Jesus Christ gives us more than that.  He gives us his — that is, God’s — life, and he gives it by means of absorbing and suffering violence, not by inflicting it.  He gives it by service, not by bullying.  Indeed, Jesus is allergic to the kind of behavior that passes for “leadership” among us.  Just when he has, by the world’s standards, won; just when he has gained the highest approval rating; just when he is poised to be given power by the people… Jesus disappears.  He practically runs into the hills to pray.    
Since it’s getting dark, the disciples decide to return to their base up the shoreline in Capernaum without Jesus.  So they get in their boat and shove off.  On the way the wind kicks up so they have to row rather than try to sail against the wind.  And they see someone coming to them, apparently walking on the water.  They are terrified.
But then the person coming on the water speaks to them.  It is Jesus.  And he simply says “I am.”  In English this comes across as “It is I” (or in some translations, “It’s me!” which I still can’t stand), which loses the impact of the words “I am.”  Those words are from an experience that Moses had with God at the burning bush, where God self-identifies with those very words: “I am.”  When you said “I am” in those days people understood you to be saying “I am God.”

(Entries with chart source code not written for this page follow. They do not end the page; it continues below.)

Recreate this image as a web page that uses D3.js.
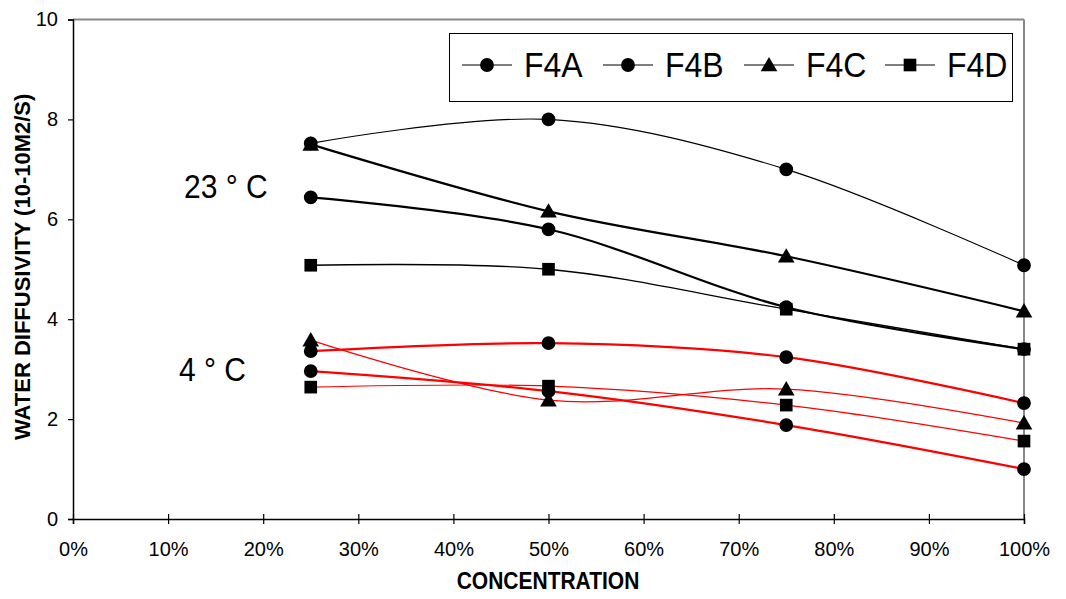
<!DOCTYPE html>
<html>
<head>
<meta charset="utf-8">
<script src="https://cdn.jsdelivr.net/npm/d3@7"></script>
<style>
  html, body { margin: 0; padding: 0; background: #fff; }
  svg { display: block; font-family: "Liberation Sans", Arial, sans-serif; }
</style>
</head>
<body>
<svg id="chart" width="1066" height="599"></svg>
<script>
// ---- data ----
const concentrations = [0.25, 0.50, 0.75, 1.00];
const xTicks = [0, 0.1, 0.2, 0.3, 0.4, 0.5, 0.6, 0.7, 0.8, 0.9, 1.0];
const yTicks = [0, 2, 4, 6, 8, 10];
const seriesNames = ["F4A", "F4B", "F4C", "F4D"];
const seriesSymbols = ["circle", "circle", "triangle", "square"];

// 23 °C (black)
const f4a23 = [7.52, 8.00, 7.00, 5.08];
const f4b23 = [6.44, 5.80, 4.24, 3.40];
const f4c23 = [7.50, 6.16, 5.26, 4.16];
const f4d23 = [5.08, 5.00, 4.20, 3.40];
// 4 °C (red)
const f4a4 = [3.36, 3.52, 3.24, 2.32];
const f4b4 = [2.96, 2.56, 1.88, 1.00];
const f4c4 = [3.58, 2.38, 2.60, 1.92];
const f4d4 = [2.64, 2.66, 2.28, 1.56];

const tempLabels = ["23 ° C", "4 ° C"];
const xTitle = "CONCENTRATION";
const yTitle = "WATER DIFFUSIVITY (10-10M2/S)";

// ---- layout ----
const svg = d3.select("#chart");
const L = 73, R = 1024, T = 19.5, B = 519;
const x = d3.scaleLinear().domain([0, 1]).range([L, R]);
const y = d3.scaleLinear().domain([0, 10]).range([B, T]);

const series = [
  { vals: f4a23, sym: "circle",   color: "#000", w: 1.1 },
  { vals: f4b23, sym: "circle",   color: "#000", w: 2.2 },
  { vals: f4c23, sym: "triangle", color: "#000", w: 2.2 },
  { vals: f4d23, sym: "square",   color: "#000", w: 1.3 },
  { vals: f4a4,  sym: "circle",   color: "#ff0000", w: 2.2 },
  { vals: f4b4,  sym: "circle",   color: "#ff0000", w: 2.2 },
  { vals: f4c4,  sym: "triangle", color: "#ff0000", w: 1.2 },
  { vals: f4d4,  sym: "square",   color: "#ff0000", w: 1.2 }
];

// frame (top/right grey)
svg.append("line").attr("x1", L).attr("x2", R).attr("y1", T).attr("y2", T)
  .attr("stroke", "#888").attr("stroke-width", 2);
svg.append("line").attr("x1", R).attr("x2", R).attr("y1", T).attr("y2", B)
  .attr("stroke", "#888").attr("stroke-width", 2);

// axes
const yAxis = d3.axisLeft(y).tickValues(yTicks).tickSize(5).tickPadding(10).tickFormat(d3.format("d"));
const gy = svg.append("g").attr("transform", `translate(${L},0)`).call(yAxis);
gy.select(".domain").attr("stroke", "#000").attr("stroke-width", 1.5);
gy.selectAll(".tick line").attr("stroke", "#000").attr("stroke-width", 1.2);
gy.selectAll(".tick text").attr("font-size", 20).attr("fill", "#000")
  .attr("font-family", "'Liberation Sans', Arial, sans-serif");

const xAxis = d3.axisBottom(x).tickValues(xTicks).tickSize(5).tickPadding(18).tickFormat(d3.format(".0%"));
const gx = svg.append("g").attr("transform", `translate(0,${B})`).call(xAxis);
gx.select(".domain").attr("stroke", "#000").attr("stroke-width", 1.5);
gx.selectAll(".tick line").attr("stroke", "#000").attr("stroke-width", 1.2).attr("y1", -5).attr("y2", 5);
gx.selectAll(".tick text").attr("font-size", 20).attr("fill", "#000")
  .attr("font-family", "'Liberation Sans', Arial, sans-serif");

// lines
const line = d3.line()
  .x((d, i) => x(concentrations[i]))
  .y(d => y(d))
  .curve(d3.curveCardinal.tension(0));

const symGen = {
  circle: d3.symbol().type(d3.symbolCircle).size(150),
  triangle: d3.symbol().type(d3.symbolTriangle).size(120),
  square: d3.symbol().type(d3.symbolSquare).size(160)
};

series.forEach(s => {
  svg.append("path").datum(s.vals).attr("d", line)
    .attr("fill", "none").attr("stroke", s.color).attr("stroke-width", s.w);
});
series.forEach(s => {
  svg.append("g").selectAll("path").data(s.vals).join("path")
    .attr("d", symGen[s.sym])
    .attr("transform", (d, i) => `translate(${x(concentrations[i])},${y(d) + (s.sym === "triangle" ? 1.5 : 0)})`)
    .attr("fill", "#000");
});

// temperature labels
svg.append("text").attr("transform", "translate(184,198) scale(1,1.08)").attr("font-size", 30).text(tempLabels[0]);
svg.append("text").attr("transform", "translate(179,381) scale(1,1.08)").attr("font-size", 30).text(tempLabels[1]);

// legend
const lg = svg.append("g");
lg.append("rect").attr("x", 449.5).attr("y", 33.5).attr("width", 563).attr("height", 68)
  .attr("fill", "#fff").attr("stroke", "#000").attr("stroke-width", 1);
seriesNames.forEach((n, i) => {
  const cx = 487 + 141 * i, cy = 65;
  lg.append("line").attr("x1", cx - 25).attr("x2", cx + 25).attr("y1", cy).attr("y2", cy)
    .attr("stroke", "#000").attr("stroke-width", 1.2);
  lg.append("path").attr("d", symGen[seriesSymbols[i]])
    .attr("transform", `translate(${cx},${cy + (seriesSymbols[i] === "triangle" ? 1.5 : 0)})`)
    .attr("fill", "#000");
  lg.append("text").attr("transform", `translate(${cx + 37},${cy + 12}) scale(1,1.1)`)
    .attr("font-size", 32).text(n);
});

// axis titles
svg.append("text").attr("transform", "translate(548,589) scale(1,1.1)").attr("text-anchor", "middle")
  .attr("font-size", 21).attr("font-weight", "bold").text(xTitle);

svg.append("defs").append("clipPath").attr("id", "ytclip")
  .append("rect").attr("x", 0).attr("y", 94).attr("width", 60).attr("height", 400);
svg.append("g").attr("clip-path", "url(#ytclip)")
  .append("text")
  .attr("transform", "translate(30,440) rotate(-90)")
  .attr("font-size", 22).attr("font-weight", "bold").text(yTitle);
</script>
</body>
</html>
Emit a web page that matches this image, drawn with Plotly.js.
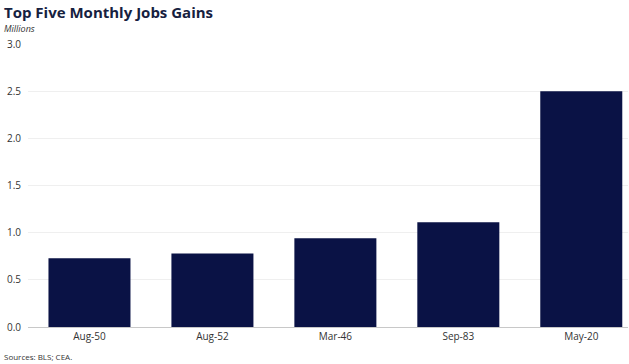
<!DOCTYPE html>
<html>
<head>
<meta charset="utf-8">
<script src="https://cdn.plot.ly/plotly-3.0.1.min.js"></script>
<style>html,body{margin:0;padding:0;background:#fff;}#chart{width:629px;height:364px;}</style>
</head>
<body>
<div id="chart"></div>
<script>
const categories = ["Aug-50", "Aug-52", "Mar-46", "Sep-83", "May-20"];
const values = [0.73, 0.78, 0.94, 1.11, 2.50];
const yTicks = [0, 0.5, 1.0, 1.5, 2.0, 2.5, 3.0];
const yTickLabels = ["0.0", "0.5", "1.0", "1.5", "2.0", "2.5", "3.0"];

const trace = {
  type: "bar",
  x: categories,
  y: values,
  width: 0.667,
  marker: {color: "#0a1245", line: {width: 0}},
  hoverinfo: "x+y"
};

const layout = {
  width: 629, height: 364,
  margin: {l: 28, r: 1, t: 44, b: 37},
  paper_bgcolor: "#fff", plot_bgcolor: "#fff",
  showlegend: false,
  font: {family: "Open Sans, sans-serif", size: 10, color: "#333"},
  xaxis: {
    type: "category",
    range: [-0.5, 4.38],
    showgrid: false, zeroline: false,
    showline: true, linecolor: "#c8c8c8", linewidth: 1,
    ticks: "", tickfont: {size: 10, color: "#333"},
    fixedrange: true
  },
  yaxis: {
    range: [0, 3.0],
    tickvals: yTicks, ticktext: yTickLabels,
    showgrid: true, gridcolor: "#efefef", gridwidth: 1,
    zeroline: false, showline: false, ticks: "",
    tickfont: {size: 10, color: "#333"},
    ticklabelstandoff: 6,
    fixedrange: true
  },
  annotations: [
    {text: "<b>Top Five Monthly Jobs Gains</b>", xref: "paper", yref: "paper", x: -0.043, y: 1.0, xanchor: "left", yanchor: "bottom",
     yshift: 20, showarrow: false, font: {family: "Open Sans, sans-serif", size: 15, color: "#16213f"}},
    {text: "<i>Millions</i>", xref: "paper", yref: "paper", x: -0.043, y: 1.0, xanchor: "left", yanchor: "bottom",
     yshift: 7, showarrow: false, font: {family: "Open Sans, sans-serif", size: 9, color: "#333"}},
    {text: "Sources: BLS; CEA.", xref: "paper", yref: "paper", x: -0.043, y: 0, xanchor: "left", yanchor: "top",
     yshift: -22, showarrow: false, font: {family: "Open Sans, sans-serif", size: 8, color: "#333"}}
  ]
};

Plotly.newPlot("chart", [trace], layout, {displayModeBar: false, staticPlot: true});
</script>
</body>
</html>
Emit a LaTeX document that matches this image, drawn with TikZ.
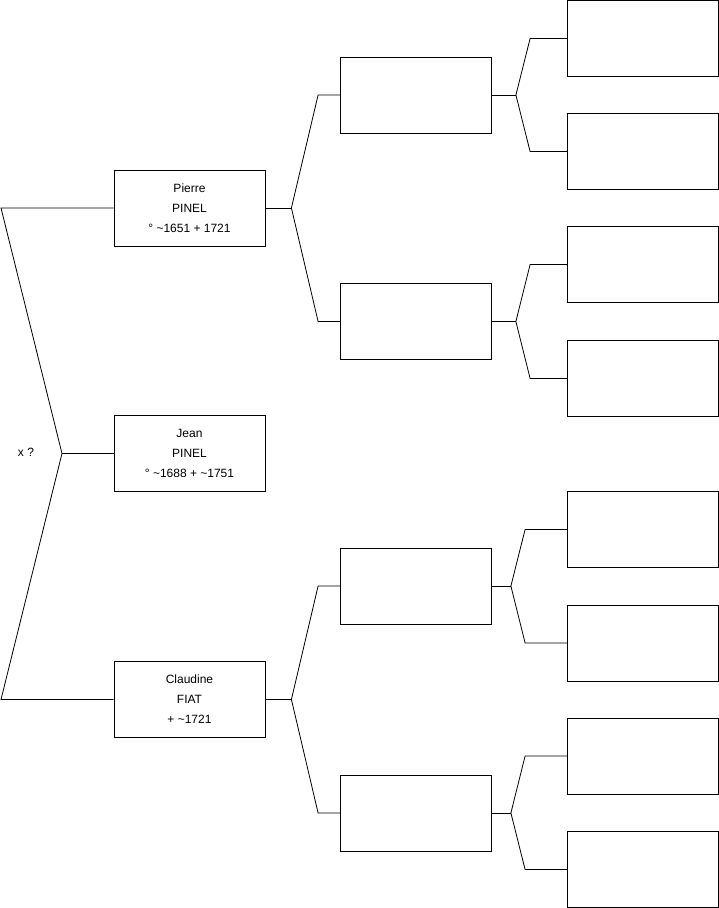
\documentclass[tikz,border=0pt]{standalone}
\usepackage{fontspec}
\setmainfont{Liberation Sans}
\begin{document}
\begin{tikzpicture}[
  x=1pt,
  y=-1pt,
  line join=miter,
  person/.style={draw=black,line width=0.8pt,minimum width=151pt,minimum height=76pt,
    inner sep=0pt,align=center,font=\fontsize{12}{20}\selectfont},
  link/.style={draw=black,line width=0.8pt}
]
  \useasboundingbox (0,0) rectangle (719,908);

  % Known people, numbered in Sosa order.
  \node[person] (n1) at (189.5,453.5) {Jean\\PINEL\\° \textasciitilde1688 + \textasciitilde1751};
  \node[person] (n2) at (189.5,208) {Pierre\\PINEL\\° \textasciitilde1651 + 1721};
  \node[person] (n3) at (189.5,699.5) {Claudine\\FIAT\\+ \textasciitilde1721};

  % Grandparents and great-grandparents are still empty.
  \foreach \n/\y in {4/95,5/321.5,6/586,7/813} {
    \node[person] (n\n) at (416,\y) {};
  }
  \foreach \n/\y in {8/38.5,9/151.5,10/264.5,11/378.5,12/529.5,13/643,14/756,15/869.5} {
    \node[person] (n\n) at (643,\y) {};
  }

  % Parents of Jean, with the marriage mark.
  \coordinate (fork1) at (62,453.5);
  \coordinate (top1) at (1,208);
  \coordinate (bot1) at (1,699.5);
  \draw[link] (n2.west) -- (top1) -- (fork1) -- (bot1) -- (n3.west);
  \draw[link] (n1.west) -- (fork1);
  \node[font=\fontsize{12}{14}\selectfont] (union1) at (26,452) {x ?};

  % Forks towards each pair of parents.
  \foreach \n/\s/\t [evaluate=\n as \a using int(2*\n),
                     evaluate=\n as \b using int(2*\n+1)]
      in {2/26/22,3/26/22,4/24/37,5/24/37,6/19/42,7/19/42} {
    \draw[link] (n\a.west) -- ([xshift=-\t pt]n\a.west) -- ([xshift=\s pt]n\n.east)
      -- ([xshift=-\t pt]n\b.west) -- (n\b.west);
    \draw[link] (n\n.east) -- ([xshift=\s pt]n\n.east);
  }
\end{tikzpicture}
\end{document}
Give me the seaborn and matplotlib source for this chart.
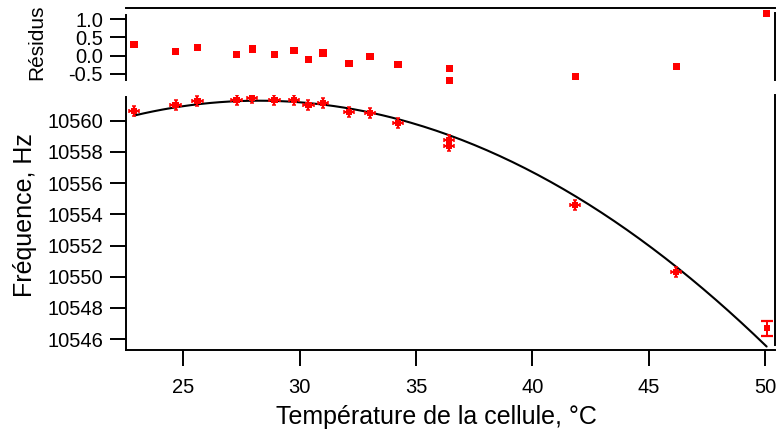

In other words, the Lord is saying: “I am not just a magician who can conjure wine and bread; neither am I just a king wielding earthly political power.  I am the Word of God by whom the whole world was created.  I am the Lord of creation.  Therefore, do not be afraid.”  Jesus Christ is the God of love, and perfect love casts out all fear.
They receive him into their boat, and they turn into the shore at Capernaum, finally home.

V.
The first thing to realize about this story is the way Jesus rejects any market-based approach to feeding people.  He knows that the market is what creates scarcity and unfair distribution.  The market is not what God intends.  Instead, the people gathered together around the Word, sitting on the grass, in expectation; that is what sets the table for a miracle.
When we gather around the Word and reflect and express his generosity, his sharing, his openness to God, his trust in the Spirit, and especially his gratitude for what little does emerge… this is what allows something new and unprecedented to happen.  
For the good news is that God the Creator is in charge of heaven and earth, sky and sea.  A strong wind, a strong Spirit, the Holy Spirit, is blowing.  This may make our seas rough and difficult.  But the One who created all things remains strong and stable, appearing with a message of good news that casts out our fear, and carries us home.
That’s the second thing to remember here.  God in Jesus Christ may be trusted.  God is love and love is at the heart of all things, including us.  It is love that feeds us, as we are gathered together, when we are open to the miracle and expecting the amazing.  And it is love that keeps us safe and delivers us to the harbor.  We are fed, and we are led, by the love of God in Jesus Christ.